La paranoia torna a salire. Vado verso il centro. In piazza Diaz c’è (meglio, c’era) un bellissi­mo bar con toilettes spaziose e gradevoli. Prendo il sacchettino di roba con me, faccio un tiro abbondante, lavo il viso alla meglio, mi guardo nello specchio: la mia barba e i miei occhi parlano da soli. Devo tornare a casa, ma il problema ora è nascondere la roba. Altro sniffo e via, credendo di stare alla grande. La verità è che tutto quello che già avevo in corpo esplode, sono strafatto più che mai, vado in paranoia, non riesco a fermarmi, ossessionato da guardie che mi spiano da ogni angolo della strada. Vicino a piazzale Corvetta scopro di essere quasi a secco con la benzina, e imbocco l’Autosole per trovare un distributore.
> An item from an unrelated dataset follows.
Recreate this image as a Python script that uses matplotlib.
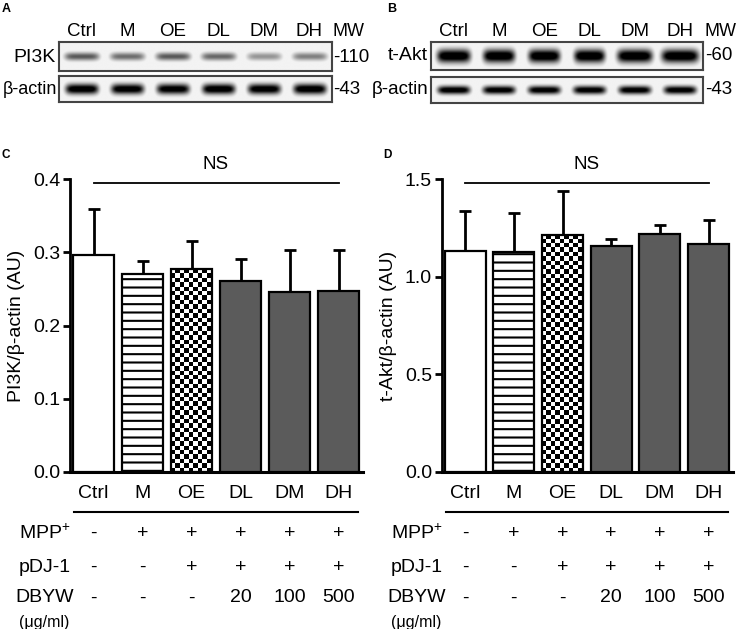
import numpy as np
import matplotlib
matplotlib.use("Agg")
import matplotlib.pyplot as plt
from matplotlib.transforms import blended_transform_factory

plt.rcParams['font.family'] = ['Liberation Sans', 'DejaVu Sans']
plt.rcParams['mathtext.fontset'] = 'custom'
plt.rcParams['mathtext.rm'] = 'Liberation Sans'
plt.rcParams['mathtext.default'] = 'regular'
plt.rcParams['hatch.linewidth'] = 1.5

# ---------------- data ----------------
groups = ["Ctrl", "M", "OE", "DL", "DM", "DH"]
mpp = ["-", "+", "+", "+", "+", "+"]
pdj = ["-", "-", "+", "+", "+", "+"]
dbyw = ["-", "-", "-", "20", "100", "500"]

pi3k_mean = [0.296, 0.271, 0.278, 0.261, 0.246, 0.247]
pi3k_err = [0.063, 0.017, 0.037, 0.030, 0.057, 0.056]
akt_mean = [1.134, 1.129, 1.213, 1.158, 1.218, 1.170]
akt_err = [0.204, 0.200, 0.229, 0.035, 0.048, 0.122]

# blot band intensities (0..1) per lane
pi3k_band = [0.55, 0.48, 0.55, 0.50, 0.35, 0.42]
actinA_band = [0.97, 0.95, 0.93, 0.97, 0.95, 0.97]
akt_band = [1.0, 1.0, 1.0, 1.0, 1.0, 1.0]
akt_bandw = [0.37, 0.35, 0.35, 0.34, 0.39, 0.41]
actinB_band = [0.95, 0.93, 0.93, 0.93, 0.93, 0.93]

W, H = 739, 629
fig = plt.figure(figsize=(W / 100, H / 100), dpi=100)


def fx(px):
    return px / W


def fy(py):
    return 1 - py / H


def blot(x0, x1, y0, y1, inten, yc_frac, sig_frac, halfw=None, hw_default=0.36):
    ax = fig.add_axes([fx(x0), fy(y1), fx(x1 - x0), (y1 - y0) / H])
    nx, ny = 600, 120
    xs = np.linspace(0, 6, nx)
    ys = np.linspace(0, 1, ny)
    X, Y = np.meshgrid(xs, ys)
    img = np.full_like(X, 0.04)
    for i, v in enumerate(inten):
        hw = hw_default if halfw is None else halfw[i]
        band = v * np.exp(-((X - (i + 0.5)) / hw) ** 6) * np.exp(-((Y - yc_frac) / sig_frac) ** 2)
        img = np.maximum(img, band)
    img = np.clip(img * 1.2, 0, 1)
    ax.imshow(img, extent=(0, 6, 0, 1), aspect='auto', cmap='gray_r', vmin=0, vmax=1,
              origin='lower', interpolation='bilinear')
    ax.set_xticks([])
    ax.set_yticks([])
    for s in ax.spines.values():
        s.set_color('#444444')
        s.set_linewidth(1.5)
    return ax


def lane_x(bx0, bx1, i):
    return bx0 + (bx1 - bx0) * (i + 0.5) / 6


# ---------- Panel A ----------
fig.text(fx(2), fy(9), "A", fontsize=9, fontweight='bold', va='center', ha='left')
blot(59, 332, 42, 71, pi3k_band, 0.5, 0.14, hw_default=0.38)
blot(59, 332, 76, 102, actinA_band, 0.5, 0.2)
for i, g in enumerate(groups):
    fig.text(fx(lane_x(59, 332, i)), fy(32), g, fontsize=13.5, ha='center', va='center')
fig.text(fx(348), fy(32), "MW", fontsize=13, ha='center', va='center')
fig.text(fx(56), fy(57), "PI3K", fontsize=14, ha='right', va='center')
fig.text(fx(57), fy(89), "β-actin", fontsize=13, ha='right', va='center')
fig.text(fx(333), fy(57), "-110", fontsize=13.5, ha='left', va='center')
fig.text(fx(333), fy(89), "-43", fontsize=13.5, ha='left', va='center')

# ---------- Panel B ----------
fig.text(fx(387), fy(9), "B", fontsize=9, fontweight='bold', va='center', ha='left')
blot(431, 703, 42, 70, akt_band, 0.5, 0.24, akt_bandw)
blot(431, 703, 77, 103, actinB_band, 0.5, 0.16)
for i, g in enumerate(groups):
    fig.text(fx(lane_x(431, 703, i)), fy(32), g, fontsize=13.5, ha='center', va='center')
fig.text(fx(720), fy(32), "MW", fontsize=13, ha='center', va='center')
fig.text(fx(428), fy(56), "t-Akt", fontsize=14, ha='right', va='center')
fig.text(fx(429), fy(90), "β-actin", fontsize=13.5, ha='right', va='center')
fig.text(fx(705), fy(56), "-60", fontsize=13.5, ha='left', va='center')
fig.text(fx(705), fy(90), "-43", fontsize=13.5, ha='left', va='center')


# ---------- bar panels ----------
def bar_panel(left_px, right_px, means, errs, ymax, ystep, ylabel, letter, letter_px):
    top_px, bot_px = 179.3, 472.0
    ax = fig.add_axes([fx(left_px), fy(bot_px), fx(right_px - left_px), (bot_px - top_px) / H])
    x = np.arange(len(means))
    ax.set_xlim(-0.48, 5.5)
    ax.set_ylim(0, ymax)
    ax.errorbar(x, means, yerr=[np.zeros(len(errs)), errs], fmt='none', ecolor='black',
                elinewidth=2, capsize=4.5, capthick=2, zorder=1)
    faces = ['white', 'white', 'none', '#5b5b5b', '#5b5b5b', '#5b5b5b']
    bars = ax.bar(x, means, width=0.84, color=faces, edgecolor='black', linewidth=1.6, zorder=3)
    bars[1].set_hatch('--')
    # checkerboard fill for OE bar
    b = bars[2]
    bx0, bw, bh = b.get_x(), b.get_width(), b.get_height()
    p0 = ax.transData.transform((bx0, 0))
    p1 = ax.transData.transform((bx0 + bw, bh))
    cell = 4.4
    ncx = max(1, int(round((p1[0] - p0[0]) / cell)))
    ncy = max(1, int(round((p1[1] - p0[1]) / cell)))
    chk = (np.add.outer(np.arange(ncy), np.arange(ncx)) % 2).astype(float)
    im = ax.imshow(chk, extent=(bx0, bx0 + ncx * cell * bw / (p1[0] - p0[0]), 0,
                                ncy * cell * bh / (p1[1] - p0[1])),
                   cmap='gray', vmin=0, vmax=1, aspect='auto', origin='lower',
                   interpolation='nearest', zorder=2)
    im.set_clip_path(b)
    ax.set_xlim(-0.48, 5.5)
    ax.set_ylim(0, ymax)

    ax.spines['top'].set_visible(False)
    ax.spines['right'].set_visible(False)
    ax.spines['left'].set_linewidth(2)
    ax.spines['bottom'].set_linewidth(2.2)
    ax.set_xticks([])
    ax.set_yticks(np.arange(0, ymax + 1e-9, ystep))
    ax.set_yticklabels([f"{v:.1f}" for v in np.arange(0, ymax + 1e-9, ystep)])
    ax.tick_params(axis='y', direction='out', length=5, width=2, labelsize=14, pad=2)
    ax.set_ylabel(ylabel, fontsize=14, labelpad=6)

    # NS line
    ax.plot([0, 5], [0.986 * ymax, 0.986 * ymax], color='black', lw=1.3, clip_on=False)
    ax.text(2.5, 1.052 * ymax, "NS", fontsize=13.5, ha='center', va='center')

    tr = blended_transform_factory(ax.transData, ax.transAxes)
    hpx = bot_px - top_px

    def ay(py):
        return (bot_px - py) / hpx

    fs = 14
    for i, g in enumerate(groups):
        ax.text(i, ay(494), g, fontsize=fs, ha='center', va='center', transform=tr)
        ax.text(i, ay(533), mpp[i], fontsize=fs, ha='center', va='center', transform=tr)
        ax.text(i, ay(567), pdj[i], fontsize=fs, ha='center', va='center', transform=tr)
        ax.text(i, ay(598), dbyw[i], fontsize=fs, ha='center', va='center', transform=tr)
    ax.plot([-0.4, 5.4], [ay(512), ay(512)], color='black', lw=1.5, transform=tr, clip_on=False)
    ax.text(-1.0, ay(533), "MPP$^{+}$", fontsize=fs, ha='center', va='center', transform=tr)
    ax.text(-1.0, ay(567), "pDJ-1", fontsize=fs, ha='center', va='center', transform=tr)
    ax.text(-1.0, ay(598), "DBYW", fontsize=fs, ha='center', va='center', transform=tr)
    ax.text(-1.0, ay(622), "(μg/ml)", fontsize=11.5, ha='center', va='center', transform=tr)

    fig.text(fx(letter_px), fy(155), letter, fontsize=8.5, fontweight='bold', ha='left', va='center')
    return ax


bar_panel(70, 363, pi3k_mean, pi3k_err, 0.4, 0.1, "PI3K/β-actin (AU)", "C", 2)
bar_panel(441.7, 733, akt_mean, akt_err, 1.5, 0.5, "t-Akt/β-actin (AU)", "D", 383)

fig.savefig("out.png", dpi=100)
Benzina, sigarette, acqua minerale, e un giro ai servizi con la cocaina. Ormai splende il sole, che fastidio. Meglio muoversi, ma dopo pochi chilometri comin­cio a vedere macchine che mi seguono, tar­ghe che ho già visto prima. Il panico.

I car­telli dicono Piacenza, poi Parma, poi Bologna. Ogni tanto mi fermo fingendo di avere un guasto. Lo faccio per seminarli. Risalgo in macchina, e ripippo (ormai tengo il sacchetto di coca sul sedile del passeg­gero). Così per ore e ore, per chilometri e chilometri, avanti, avanti, avanti. Con gli sbirri che spuntano da tutte le parti c io che scappo. Dopo Roma mi fermo a fare benzi­na, e mi sento totalmente circondato, sono nel marasma totale, tutti seguono me. Non apro più nemmeno i finestrini e la portiera, tengo il motore acceso sempre. “Signore può spegnere il motore!”. “No, ho il motorino d’avviamento guasto”. Riparto. Sudo, sono appiccicoso come se avessi una colata di catrame bollente sulla pelle, ma continuo a pippare. Dopo Napoli ò nuovamente buio. Altra tragedia, perché devo urinare. Mi fermo in una piazzola, ma tutti quei fari di poliziotti che mi spiano mi atterriscono. Così la faccio a motore acceso e portiera aperta senza scendere. Un casino. Proseguo andando ai 50 all’ora, ossessionato, fumo e sniffo. una sigaretta e una pippa­ta. L’abitacolo é una camera a gas, ma io proseguo. Anzi scappo. Scappo da quelli che mi vogliono fregare, ma li frego io che sono più furbo di loro. Fino a quando non arrivo alla fine dell’Italia peninsulare: Villa San Giovanni. Meno male. Se dì fronte a me non ci fosse il mare, potrei arrivare in Cina.

Guardo il sedile. Il sacchetto é vuoto. E fini­ta anche la cocaina: 40 grammi. “Deve imbarcarsi, signore?”. A dire il vero non so neanche dove sono. Ma sono tran­quillo. Senza più roba, cosa possono farmi i carabinieri? Adesso posso scendere dalla macchina. Sì, una parola scendere sotto quel sole rovente. Dopo vari sforzi esco. Non riesco a mettermi in piedi, ho una barba spaventosa, i capelli che sembrano un cesto di vimini, puzzo come una carogna. Credo che Quasimodo – il gobbo di Notre Dame – al confronto sia un adone. Non vedo quasi niente e ci vuole più di un’ora prima di riuscire a biascicare qualche parola. Alla fine trovo una cabina telefonica. “Pronto amore, dove diavolo sei?”. “Io? Sono a Reggio Calabria”. “Che ci fai lì?”. “Non lo so. vienimi a prendere, non sto in piedi, non sento la testa, credo di morire”. Sì, é venuta. Mi ha riportato a Milano e mi ha chiuso in casa per venti giorni. Ma va, la coca non fa niente!